* _Data provided_:
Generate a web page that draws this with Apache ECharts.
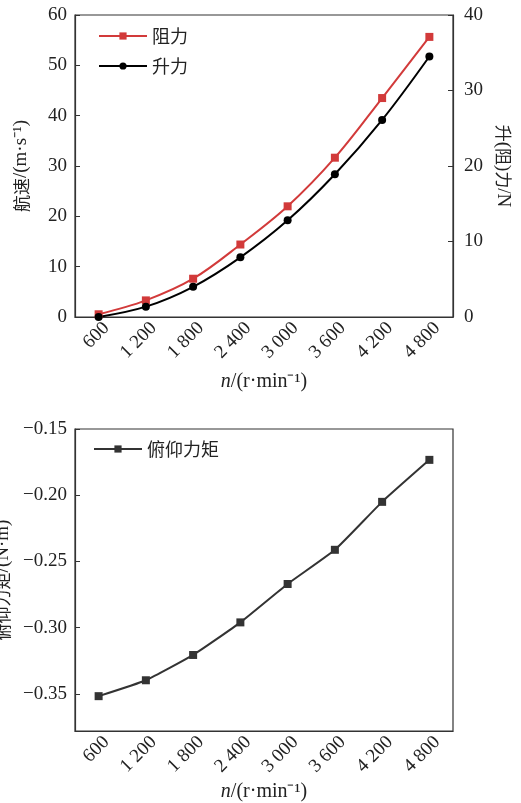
<!DOCTYPE html>
<html><head><meta charset="utf-8">
<script src="https://cdn.jsdelivr.net/npm/echarts@6/dist/echarts.min.js"></script>
<style>html,body{margin:0;padding:0;background:#fff}#c{width:521px;height:803px}</style>
</head><body><div id="c"></div>
<script>
const categories = ['600','1 200','1 800','2 400','3 000','3 600','4 200','4 800'];
const dragN = [0.36, 2.2, 5.07, 9.6, 14.66, 21.1, 29.0, 37.1];
const liftN = [0, 1.37, 4.0, 7.9, 12.8, 18.9, 26.1, 34.5];
const pitchMoment = [-0.3517, -0.3397, -0.3206, -0.296, -0.267, -0.2412, -0.205, -0.1733];
const pitchTicks = [-0.35, -0.30, -0.25, -0.20, -0.15];

const FF = "'Liberation Serif','Noto Sans CJK SC',serif";
const CJK = "'Noto Sans CJK SC',sans-serif";
const AX = '#333';
const TC = '#222';
const chart = echarts.init(document.getElementById('c'), null, {renderer: 'canvas'});

const nameRich = {
  c: {fontFamily: CJK, fontSize: 17, color: TC},
  i: {fontStyle: 'italic', fontFamily: FF, fontSize: 20, color: TC}
};

function catAxis(gridIndex, nameGap) {
  return {
    type: 'category', gridIndex, data: categories, boundaryGap: true,
    name: '{i|n}/(r·min⁻¹)', nameLocation: 'middle', nameGap,
    nameTextStyle: {fontFamily: FF, fontSize: 20, color: TC, rich: nameRich},
    axisLine: {lineStyle: {color: AX, width: 1.2}},
    axisTick: {alignWithLabel: true, inside: true, length: 5, lineStyle: {color: AX}},
    axisLabel: {rotate: 45, margin: 16, padding: [0, -11, 0, 0], fontFamily: FF, fontSize: 19, color: TC},
    splitLine: {show: false}
  };
}

function yName(txt) { return txt; }

const option = {
  backgroundColor: '#fff',
  animation: false,
  textStyle: {fontFamily: FF},
  grid: [
    {left: 75, right: 68, top: 15, height: 302, show: true, borderColor: AX, borderWidth: 1.2,
     backgroundColor: 'transparent', outerBoundsMode: 'none', containLabel: false},
    {left: 75, right: 68, top: 429, height: 302, show: true, borderColor: AX, borderWidth: 1.2,
     backgroundColor: 'transparent', outerBoundsMode: 'none', containLabel: false}
  ],
  legend: [
    {data: ['阻力', '升力'], orient: 'vertical', left: 93, top: 22, itemGap: 12,
     itemWidth: 48, itemHeight: 9, textStyle: {fontFamily: CJK, fontSize: 18, color: TC}},
    {data: ['俯仰力矩'], orient: 'vertical', left: 88, top: 435,
     itemWidth: 48, itemHeight: 9, textStyle: {fontFamily: CJK, fontSize: 18, color: TC}}
  ],
  xAxis: [catAxis(0, 55), catAxis(1, 51)],
  yAxis: [
    {type: 'value', gridIndex: 0, min: 0, max: 60, interval: 10, position: 'left',
     name: '{c|航速}/(m·s⁻¹)', nameLocation: 'middle', nameGap: 44, nameRotate: 90,
     nameTextStyle: {fontFamily: FF, fontSize: 19, color: TC, rich: nameRich},
     axisLine: {show: true, lineStyle: {color: AX, width: 1.2}},
     axisTick: {show: true, inside: true, length: 5, lineStyle: {color: AX}},
     axisLabel: {margin: 8, fontFamily: FF, fontSize: 19, color: TC},
     splitLine: {show: false}},
    {type: 'value', gridIndex: 0, min: 0, max: 40, interval: 10, position: 'right',
     name: '{c|升}({c|阻}){c|力}/N', nameLocation: 'middle', nameGap: 40, nameRotate: -90,
     nameTextStyle: {fontFamily: FF, fontSize: 19, color: TC, rich: nameRich},
     axisLine: {show: true, lineStyle: {color: AX, width: 1.2}},
     axisTick: {show: true, inside: true, length: 5, lineStyle: {color: AX}},
     axisLabel: {margin: 11, fontFamily: FF, fontSize: 19, color: TC},
     splitLine: {show: false}},
    {type: 'value', gridIndex: 1, min: -0.378, max: -0.15, position: 'left',
     name: '{c|俯仰力矩}/(N·m)', nameLocation: 'middle', nameGap: 60, nameRotate: 90,
     nameTextStyle: {fontFamily: FF, fontSize: 19, color: TC, rich: nameRich},
     axisLine: {show: true, lineStyle: {color: AX, width: 1.2}},
     axisTick: {show: true, inside: true, length: 5, customValues: pitchTicks, lineStyle: {color: AX}},
     axisLabel: {margin: 8, fontFamily: FF, fontSize: 19, color: TC, customValues: pitchTicks,
       formatter: v => (v < 0 ? '−' : '') + Math.abs(v).toFixed(2)},
     splitLine: {show: false}}
  ],
  series: [
    {name: '阻力', type: 'line', xAxisIndex: 0, yAxisIndex: 1, data: dragN, smooth: 0.35,
     symbol: 'rect', symbolSize: 8, itemStyle: {color: '#d23a3a'}, lineStyle: {color: '#d23a3a', width: 2}},
    {name: '升力', type: 'line', xAxisIndex: 0, yAxisIndex: 1, data: liftN, smooth: 0.35,
     symbol: 'circle', symbolSize: 8, itemStyle: {color: '#000'}, lineStyle: {color: '#000', width: 2}},
    {name: '俯仰力矩', type: 'line', xAxisIndex: 1, yAxisIndex: 2, data: pitchMoment, smooth: 0.15,
     symbol: 'rect', symbolSize: 8, itemStyle: {color: '#333'}, lineStyle: {color: '#333', width: 2}}
  ]
};
chart.setOption(option);
</script>
</body></html>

* _Exercise goal_: Give back the whole listing as it stands, minus its pictures.

* _Full answer_:
Generate a web page that draws this with Apache ECharts.
<!DOCTYPE html>
<html><head><meta charset="utf-8">
<script src="https://cdn.jsdelivr.net/npm/echarts@6/dist/echarts.min.js"></script>
<style>html,body{margin:0;padding:0;background:#fff}#c{width:521px;height:803px}</style>
</head><body><div id="c"></div>
<script>
const categories = ['600','1 200','1 800','2 400','3 000','3 600','4 200','4 800'];
const dragN = [0.36, 2.2, 5.07, 9.6, 14.66, 21.1, 29.0, 37.1];
const liftN = [0, 1.37, 4.0, 7.9, 12.8, 18.9, 26.1, 34.5];
const pitchMoment = [-0.3517, -0.3397, -0.3206, -0.296, -0.267, -0.2412, -0.205, -0.1733];
const pitchTicks = [-0.35, -0.30, -0.25, -0.20, -0.15];

const FF = "'Liberation Serif','Noto Sans CJK SC',serif";
const CJK = "'Noto Sans CJK SC',sans-serif";
const AX = '#333';
const TC = '#222';
const chart = echarts.init(document.getElementById('c'), null, {renderer: 'canvas'});

const nameRich = {
  c: {fontFamily: CJK, fontSize: 17, color: TC},
  i: {fontStyle: 'italic', fontFamily: FF, fontSize: 20, color: TC}
};

function catAxis(gridIndex, nameGap) {
  return {
    type: 'category', gridIndex, data: categories, boundaryGap: true,
    name: '{i|n}/(r·min⁻¹)', nameLocation: 'middle', nameGap,
    nameTextStyle: {fontFamily: FF, fontSize: 20, color: TC, rich: nameRich},
    axisLine: {lineStyle: {color: AX, width: 1.2}},
    axisTick: {alignWithLabel: true, inside: true, length: 5, lineStyle: {color: AX}},
    axisLabel: {rotate: 45, margin: 16, padding: [0, -11, 0, 0], fontFamily: FF, fontSize: 19, color: TC},
    splitLine: {show: false}
  };
}

function yName(txt) { return txt; }

const option = {
  backgroundColor: '#fff',
  animation: false,
  textStyle: {fontFamily: FF},
  grid: [
    {left: 75, right: 68, top: 15, height: 302, show: true, borderColor: AX, borderWidth: 1.2,
     backgroundColor: 'transparent', outerBoundsMode: 'none', containLabel: false},
    {left: 75, right: 68, top: 429, height: 302, show: true, borderColor: AX, borderWidth: 1.2,
     backgroundColor: 'transparent', outerBoundsMode: 'none', containLabel: false}
  ],
  legend: [
    {data: ['阻力', '升力'], orient: 'vertical', left: 93, top: 22, itemGap: 12,
     itemWidth: 48, itemHeight: 9, textStyle: {fontFamily: CJK, fontSize: 18, color: TC}},
    {data: ['俯仰力矩'], orient: 'vertical', left: 88, top: 435,
     itemWidth: 48, itemHeight: 9, textStyle: {fontFamily: CJK, fontSize: 18, color: TC}}
  ],
  xAxis: [catAxis(0, 55), catAxis(1, 51)],
  yAxis: [
    {type: 'value', gridIndex: 0, min: 0, max: 60, interval: 10, position: 'left',
     name: '{c|航速}/(m·s⁻¹)', nameLocation: 'middle', nameGap: 44, nameRotate: 90,
     nameTextStyle: {fontFamily: FF, fontSize: 19, color: TC, rich: nameRich},
     axisLine: {show: true, lineStyle: {color: AX, width: 1.2}},
     axisTick: {show: true, inside: true, length: 5, lineStyle: {color: AX}},
     axisLabel: {margin: 8, fontFamily: FF, fontSize: 19, color: TC},
     splitLine: {show: false}},
    {type: 'value', gridIndex: 0, min: 0, max: 40, interval: 10, position: 'right',
     name: '{c|升}({c|阻}){c|力}/N', nameLocation: 'middle', nameGap: 40, nameRotate: -90,
     nameTextStyle: {fontFamily: FF, fontSize: 19, color: TC, rich: nameRich},
     axisLine: {show: true, lineStyle: {color: AX, width: 1.2}},
     axisTick: {show: true, inside: true, length: 5, lineStyle: {color: AX}},
     axisLabel: {margin: 11, fontFamily: FF, fontSize: 19, color: TC},
     splitLine: {show: false}},
    {type: 'value', gridIndex: 1, min: -0.378, max: -0.15, position: 'left',
     name: '{c|俯仰力矩}/(N·m)', nameLocation: 'middle', nameGap: 60, nameRotate: 90,
     nameTextStyle: {fontFamily: FF, fontSize: 19, color: TC, rich: nameRich},
     axisLine: {show: true, lineStyle: {color: AX, width: 1.2}},
     axisTick: {show: true, inside: true, length: 5, customValues: pitchTicks, lineStyle: {color: AX}},
     axisLabel: {margin: 8, fontFamily: FF, fontSize: 19, color: TC, customValues: pitchTicks,
       formatter: v => (v < 0 ? '−' : '') + Math.abs(v).toFixed(2)},
     splitLine: {show: false}}
  ],
  series: [
    {name: '阻力', type: 'line', xAxisIndex: 0, yAxisIndex: 1, data: dragN, smooth: 0.35,
     symbol: 'rect', symbolSize: 8, itemStyle: {color: '#d23a3a'}, lineStyle: {color: '#d23a3a', width: 2}},
    {name: '升力', type: 'line', xAxisIndex: 0, yAxisIndex: 1, data: liftN, smooth: 0.35,
     symbol: 'circle', symbolSize: 8, itemStyle: {color: '#000'}, lineStyle: {color: '#000', width: 2}},
    {name: '俯仰力矩', type: 'line', xAxisIndex: 1, yAxisIndex: 2, data: pitchMoment, smooth: 0.15,
     symbol: 'rect', symbolSize: 8, itemStyle: {color: '#333'}, lineStyle: {color: '#333', width: 2}}
  ]
};
chart.setOption(option);
</script>
</body></html>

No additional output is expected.